More important to Salesian athletic director/football coach Chad Nightingale is another benefit to the student-athletes ? the injuries for his teams have decreased dramatically.

"There's been a plethora of schools in the area that have gotten these fields," said Nightingale, whose football program is 41-9 the past four seasons. "For us, it's lessened injuries. What you have now is a homogenous playing surface, and you don't have the scrapes and bumps because of an uneven playing surface or a pot hole or if it's partially wet."

The field was made possible by a major donation from the Wayne and Gladys Valley Foundation, one of the key charitable foundations in the Bay Area. Other donors were willing to match, and the school had to pitch in about $500,000 to finish funding the new construction. The school administration wanted something that would be visible and that would truly impact the majority of the student population (about 75 percent of the students participate in athletics at Salesian). Reinventing the field, the administration figured, would have more impact than, for instance, building another classroom or two.

Initially, the field was estimated to cost $1.5 million ? "For me as a teacher," Nightingale said, "that's a hell of a lot of money" ? but considering the economy has since tanked and gas prices doubled (remember, everything in the stadium ? the turf, the track, the asphalt underneath the track, the granulated rubber that makes up the field ? is a petroleum-based product), Salesian got a bargain.

The field opened in 2007, and in the Pride's first football game, in front of a crowd of about 1,000, they upset McClymonds 40-37.

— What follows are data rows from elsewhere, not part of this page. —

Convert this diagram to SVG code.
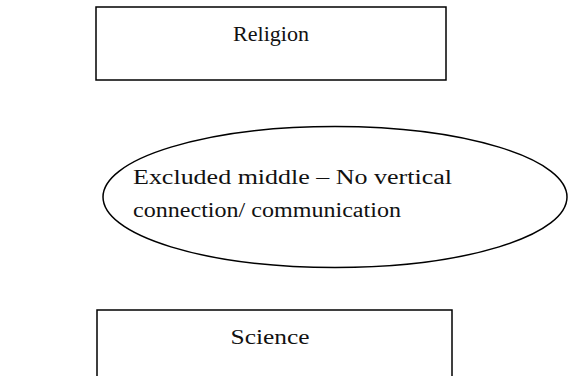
<svg xmlns="http://www.w3.org/2000/svg" width="568" height="376" viewBox="0 0 568 376">
  <style>
    .box { fill: #ffffff; stroke: #000000; stroke-width: 1.5; }
    .label { font-family: "Liberation Serif", "DejaVu Serif", serif; font-size: 20px; fill: #111111; }
  </style>
  <rect width="568" height="376" fill="#ffffff"/>
  <g id="religion">
    <rect class="box" x="96" y="7" width="350" height="73"/>
    <text class="label" x="271" y="41" text-anchor="middle" textLength="76" lengthAdjust="spacingAndGlyphs">Religion</text>
  </g>
  <g id="excluded-middle">
    <ellipse class="box" cx="335" cy="197" rx="232" ry="70.5"/>
    <text class="label" x="133" y="184" textLength="319" lengthAdjust="spacingAndGlyphs">Excluded middle – No vertical</text>
    <text class="label" x="133" y="217" textLength="268" lengthAdjust="spacingAndGlyphs">connection/ communication</text>
  </g>
  <g id="science">
    <rect class="box" x="97" y="310" width="355" height="80"/>
    <text class="label" x="270" y="344" text-anchor="middle" textLength="79" lengthAdjust="spacingAndGlyphs">Science</text>
  </g>
  <g id="connectors"></g>
</svg>
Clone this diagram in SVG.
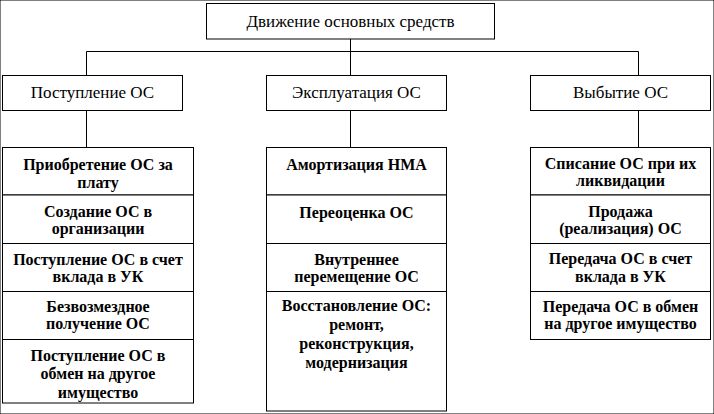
<svg xmlns="http://www.w3.org/2000/svg" width="714" height="414" viewBox="0 0 714 414">
<style>
rect{fill:#fff;stroke:#000;stroke-width:1}
line{stroke:#000;stroke-width:1}
text{font-family:"Liberation Serif","Times New Roman",serif;font-size:17px;fill:#000;text-anchor:middle}
.b{font-weight:bold;font-size:16px}
</style>
<rect width="714" height="414" fill="#fff" stroke="none"/>
<g id="connectors">
<line x1="350.5" y1="39" x2="350.5" y2="51.5"/>
<line x1="86.5" y1="51.5" x2="638.5" y2="51.5"/>
<line x1="86.5" y1="51.5" x2="86.5" y2="75.5"/>
<line x1="350.5" y1="51.5" x2="350.5" y2="75.5"/>
<line x1="638.5" y1="51.5" x2="638.5" y2="75.5"/>
<line x1="86.5" y1="110.5" x2="86.5" y2="147.5"/>
<line x1="350.5" y1="110.5" x2="350.5" y2="147.5"/>
<line x1="638.5" y1="110.5" x2="638.5" y2="147.5"/>
</g>
<g id="root"><rect x="206.5" y="3.5" width="288" height="35.5"/><text x="350.5" y="27">Движение основных средств</text></g>
<g id="postuplenie"><rect x="2.5" y="75.5" width="180" height="35"/><text x="92.5" y="97.5">Поступление ОС</text></g>
<g id="ekspluatatsiya"><rect x="266.5" y="75.5" width="180" height="35"/><text x="356.5" y="97.5">Эксплуатация ОС</text></g>
<g id="vybytie"><rect x="530.5" y="75.5" width="180" height="35"/><text x="620.5" y="97.5">Выбытие ОС</text></g>

<g id="l1"><rect x="2.5" y="147.5" width="191" height="47.5"/><text class="b" x="98" y="170">Приобретение ОС за<tspan x="98" y="187.5">плату</tspan></text></g>
<g id="l2"><rect x="2.5" y="195" width="191" height="48.5"/><text class="b" x="98" y="216.5">Создание ОС в<tspan x="98" y="234">организации</tspan></text></g>
<g id="l3"><rect x="2.5" y="243.5" width="191" height="48"/><text class="b" x="98" y="264.5">Поступление ОС в счет<tspan x="98" y="282">вклада в УК</tspan></text></g>
<g id="l4"><rect x="2.5" y="291.5" width="191" height="48"/><text class="b" x="98" y="312">Безвозмездное<tspan x="98" y="329">получение ОС</tspan></text></g>
<g id="l5"><rect x="2.5" y="339.5" width="191" height="63.5"/><text class="b" x="98" y="360.5">Поступление ОС в<tspan x="98" y="379">обмен на другое</tspan><tspan x="98" y="398">имущество</tspan></text></g>

<g id="m1"><rect x="266.5" y="147.5" width="180" height="47.5"/><text class="b" x="356.5" y="169.5">Амортизация НМА</text></g>
<g id="m2"><rect x="266.5" y="195" width="180" height="48.5"/><text class="b" x="356.5" y="218">Переоценка ОС</text></g>
<g id="m3"><rect x="266.5" y="243.5" width="180" height="48"/><text class="b" x="356.5" y="264.5">Внутреннее<tspan x="356.5" y="282">перемещение ОС</tspan></text></g>
<g id="m4"><rect x="266.5" y="291.5" width="180" height="119.5"/><text class="b" x="356.5" y="311">Восстановление ОС:<tspan x="356.5" y="330">ремонт,</tspan><tspan x="356.5" y="349">реконструкция,</tspan><tspan x="356.5" y="368">модернизация</tspan></text></g>

<g id="r1"><rect x="530.5" y="147.5" width="180" height="47.5"/><text class="b" x="620.5" y="169">Списание ОС при их<tspan x="620.5" y="186">ликвидации</tspan></text></g>
<g id="r2"><rect x="530.5" y="195" width="180" height="48.5"/><text class="b" x="620.5" y="216.5">Продажа<tspan x="620.5" y="234">(реализация) ОС</tspan></text></g>
<g id="r3"><rect x="530.5" y="243.5" width="180" height="48"/><text class="b" x="620.5" y="264">Передача ОС в счет<tspan x="620.5" y="281.5">вклада в УК</tspan></text></g>
<g id="r4"><rect x="530.5" y="291.5" width="180" height="48"/><text class="b" x="620.5" y="312">Передача ОС в обмен<tspan x="620.5" y="329">на другое имущество</tspan></text></g>
</svg>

"For me, it was about the first practice," Nightingale said. "By the time our first game rolled around, the field itself wasn't the issue. But that first day of practice, they laid on the field. They rolled around. You know when you get a new bed, and you just kind of lay on it? That's what it was like. The kids were in La-La Land."

Said Wilks: "That used to be our eyesore. You drive on to our campus now and you see the facility, and it's beautiful. Now, it's a shining star."